No it does not really exist. Following up on yesterday’s post, I found this article At Rapleaf, your personals are public, which is worth reading for more than the just the quotes I am following the quote I am highlighting.

Apart from the unusual TrustFuse business, Rapleaf is among a new generation of people search engines that take advantage of the troves of public data on the Net–much of which consumers happily post for public perusal on social-networking sites and personal blogs. The search engines trace a person’s digital tracks across these social networks, blogs, photo collections, news and e-commerce sites, to create a composite profile.

There doesn’t appear to be anything illegal about what these companies are doing. No one’s sifting through garbage cans or peeking through windows. They’ve merely found a clever way to aggregate the heaps of personal information that can be found on the Internet. Indeed, in an age where Web sites offer to “pretext” or steal phone records and do complicated records checks for a modest fee, what Rapleaf and sites like it are doing seems modest.

And a follow-up to that article is People search engine Rapleaf revises privacy policy:

Despite the swift changes, privacy experts still say Rapleaf may be breaching the privacy of people using social networks like MySpace.com and Facebook, among the other social networks to which it links.

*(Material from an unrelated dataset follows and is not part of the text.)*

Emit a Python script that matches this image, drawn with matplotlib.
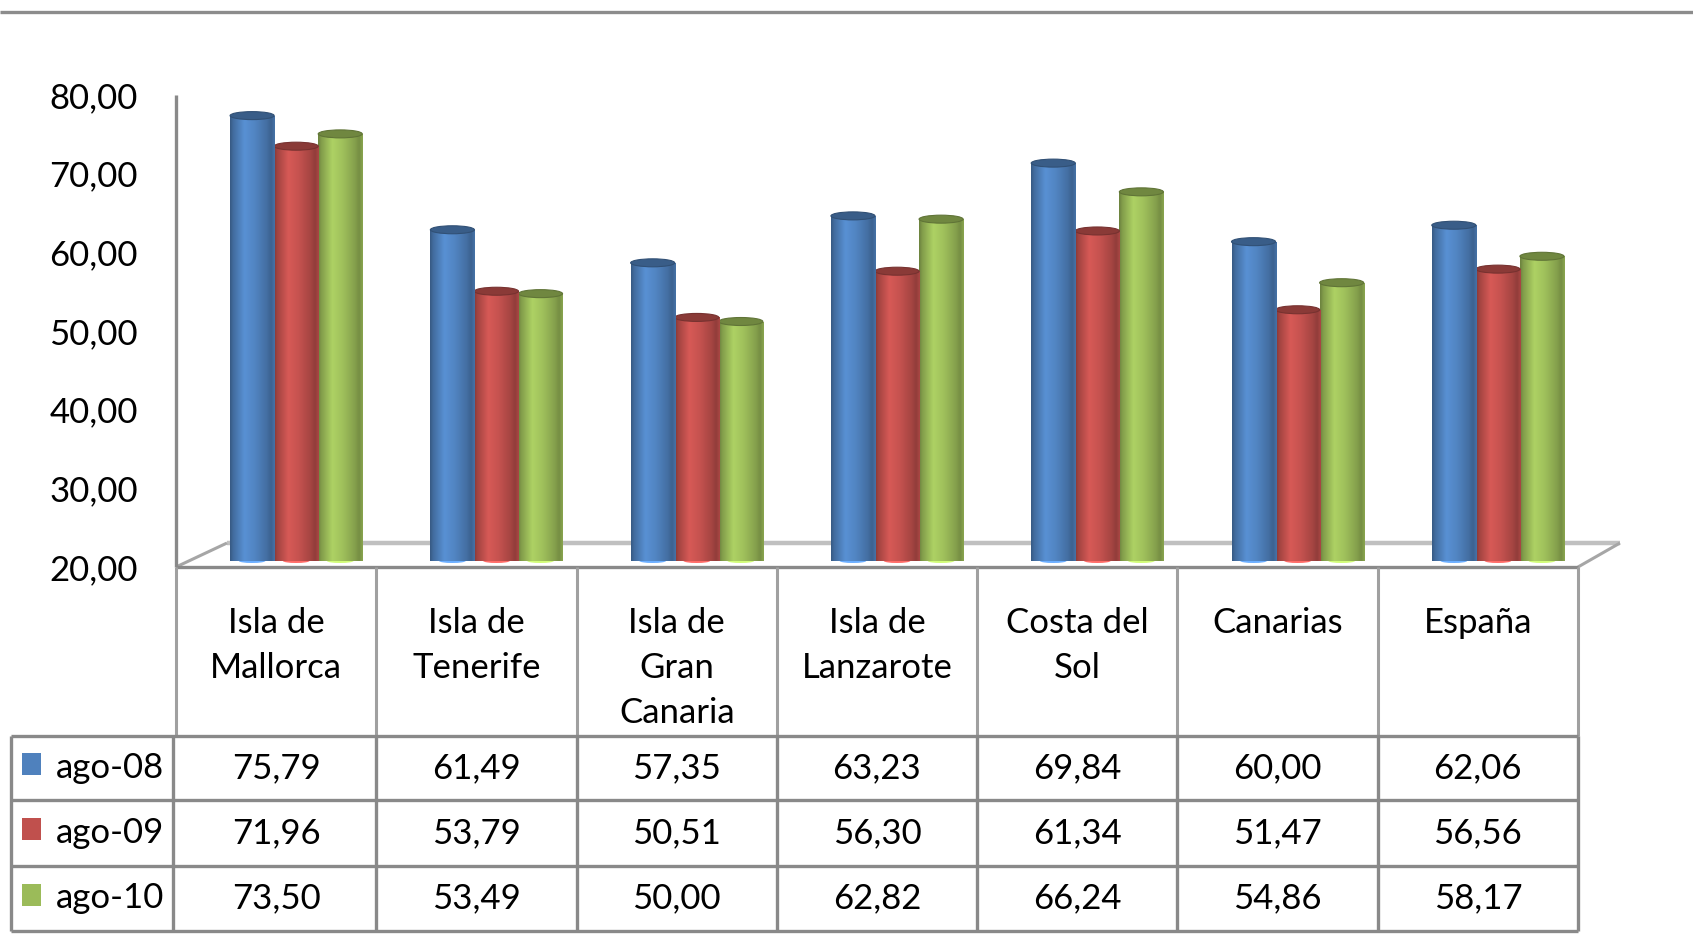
import numpy as np
import matplotlib
matplotlib.use("Agg")
import matplotlib.pyplot as plt
from matplotlib.patches import Ellipse, Rectangle
from matplotlib.lines import Line2D
from matplotlib.colors import to_rgb

# ---------------- data ----------------
categories = ["Isla de\nMallorca", "Isla de\nTenerife", "Isla de\nGran\nCanaria",
              "Isla de\nLanzarote", "Costa del\nSol", "Canarias", "España"]
series_names = ["ago-08", "ago-09", "ago-10"]
ago08 = [75.79, 61.49, 57.35, 63.23, 69.84, 60.00, 62.06]
ago09 = [71.96, 53.79, 50.51, 56.30, 61.34, 51.47, 56.56]
ago10 = [73.50, 53.49, 50.00, 62.82, 66.24, 54.86, 58.17]
series_values = [ago08, ago09, ago10]
yticks = [20, 30, 40, 50, 60, 70, 80]
colors = ["#4F81BD", "#C0504D", "#9BBB59"]

plt.rcParams['font.family'] = ['Lato', 'DejaVu Sans']

W, H = 1693, 950
fig = plt.figure(figsize=(W / 100, H / 100), dpi=100)
fs = 25

# background axes in pixel coordinates for frame / table
bg = fig.add_axes([0, 0, 1, 1], zorder=0)
bg.set_xlim(0, W)
bg.set_ylim(H, 0)
bg.axis('off')

# main chart axes (3D perspective: bars appear slightly taller than back wall scale)
x_left, x_right = 176, 1578
y_base, y_top = 561, 82
ax = fig.add_axes([x_left / W, (H - y_base) / H, (x_right - x_left) / W, (y_base - y_top) / H], zorder=1)
ax.patch.set_visible(False)

n = len(categories)
bw = 0.22
shift = 0.10
prof_t = [0, 0.07, 0.32, 0.55, 0.82, 0.92, 1.0]
prof_v = [0.70, 0.84, 1.12, 1.03, 0.86, 0.76, 0.88]
t = np.linspace(0, 1, 80)
prof = np.interp(t, prof_t, prof_v)

for j, (vals, col) in enumerate(zip(series_values, colors)):
    xs = np.arange(n) + 0.5 + shift + (j - 1) * bw
    heights = np.array(vals) - 20
    base = np.array(to_rgb(col))
    bars = ax.bar(xs, heights, bottom=20, width=bw, color=col, zorder=3 - 0.1 * j, linewidth=0)
    for b, v in zip(bars, vals):
        x0, y0, w, h = b.get_x(), b.get_y(), b.get_width(), b.get_height()
        img = np.clip(base[None, None, :] * prof[None, :, None], 0, 1)
        im = ax.imshow(img, extent=[x0, x0 + w, y0, y0 + h], aspect='auto',
                       zorder=b.zorder + 0.01, interpolation='bilinear')
        im.set_clip_path(b)
        ax.add_patch(Ellipse((x0 + w / 2, y0), w * 0.6, 0.5, facecolor=np.clip(base * 1.35, 0, 1),
                             edgecolor='none', zorder=b.zorder - 0.05, clip_on=False))
        ax.add_patch(Ellipse((x0 + w / 2, v), w, 1.0, facecolor=base * 0.72,
                             edgecolor=base * 0.62, linewidth=0.8, zorder=b.zorder + 0.02, clip_on=False))

ax.set_xlim(0, n)
ax.set_ylim(20, 80)
ax.set_xticks([])
ax.set_yticks([])
for s in ax.spines.values():
    s.set_visible(False)

# y tick labels on the back-wall scale
lab_y0, lab_y1 = 570, 98
for v in yticks:
    yy = lab_y0 + (v - yticks[0]) * (lab_y1 - lab_y0) / (yticks[-1] - yticks[0])
    bg.text(138, yy, f"{v:.2f}".replace('.', ','), ha='right', va='center', fontsize=fs, color='black')

def line(x0, y0, x1, y1, color='#898989', lw=2.2, z=1):
    bg.add_line(Line2D([x0, x1], [y0, y1], color=color, linewidth=lw, zorder=z,
                       solid_capstyle='butt'))

# top border line
line(0, 12, W, 12, color='#8c8c8c', lw=2.4)
# floor
line(227, 543, 1620, 543, color='#c0c0c0', lw=3.2)
line(176, 567, 227, 543, color='#a6a6a6', lw=2.2)
line(1578, 567, 1620, 543, color='#a6a6a6', lw=2.2)
line(176, 567, 1578, 567, color='#898989', lw=2.4)
# y-axis line
line(176, 95, 176, 567, color='#898989', lw=2.4)

# table
col_w = (x_right - x_left) / n
col_x = [x_left + k * col_w for k in range(n + 1)]
row_y = [736, 800, 866, 931]
for k, xk in enumerate(col_x):
    line(xk, 567, xk, 736, color='#a0a0a0', lw=2.2)
for yk in row_y:
    line(11, yk, x_right, yk, color='#898989', lw=2.4)
for xk in [11, 173] + col_x[1:]:
    line(xk, 736, xk, 931, color='#898989', lw=2.4)

# category labels
for i, c in enumerate(categories):
    bg.text((col_x[i] + col_x[i + 1]) / 2, 607, c, ha='center', va='top',
            fontsize=fs, linespacing=1.5, color='black')

# data rows
for r, (name, vals, col) in enumerate(zip(series_names, series_values, colors)):
    yc = (row_y[r] + row_y[r + 1]) / 2
    bg.add_patch(Rectangle((22, yc - 15), 19, 22, facecolor=col, edgecolor='none'))
    bg.text(56, yc, name, ha='left', va='center', fontsize=fs, color='black')
    for i, v in enumerate(vals):
        bg.text((col_x[i] + col_x[i + 1]) / 2, yc, f"{v:.2f}".replace('.', ','),
                ha='center', va='center', fontsize=fs, color='black')

fig.savefig("out.png", dpi=100)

Rapleaf lets you retrieve the name, age and social-network affiliations of anyone, as long as you have his or her e-mail address. But what the company does not disclose are the details on how it obtains people’s ties to social networks through their e-mail addresses–a nifty feat considering social networks typically don’t publish members’ e-mail addresses.

Facebook is moving to public search listings “so that people can see which of their friends are on Facebook more easily.” Or to entice more to sign up, which builds traffic, which increase revenue. When Rapleaf started it was supposed to be an open reputation system, but now it seems to be moving the same way as Facebook, motivated by money.

As a librarian who embraces technology and has watched other librarians run with the social networking as a means to go where the patrons/students are and help parents understand what it all means, this is a big deal. We, more likely our children, are living their lives online and littering the with their personal information.

As a glass half-full kind of gal, at least if you want more info on your next date you have some additional tools to search by!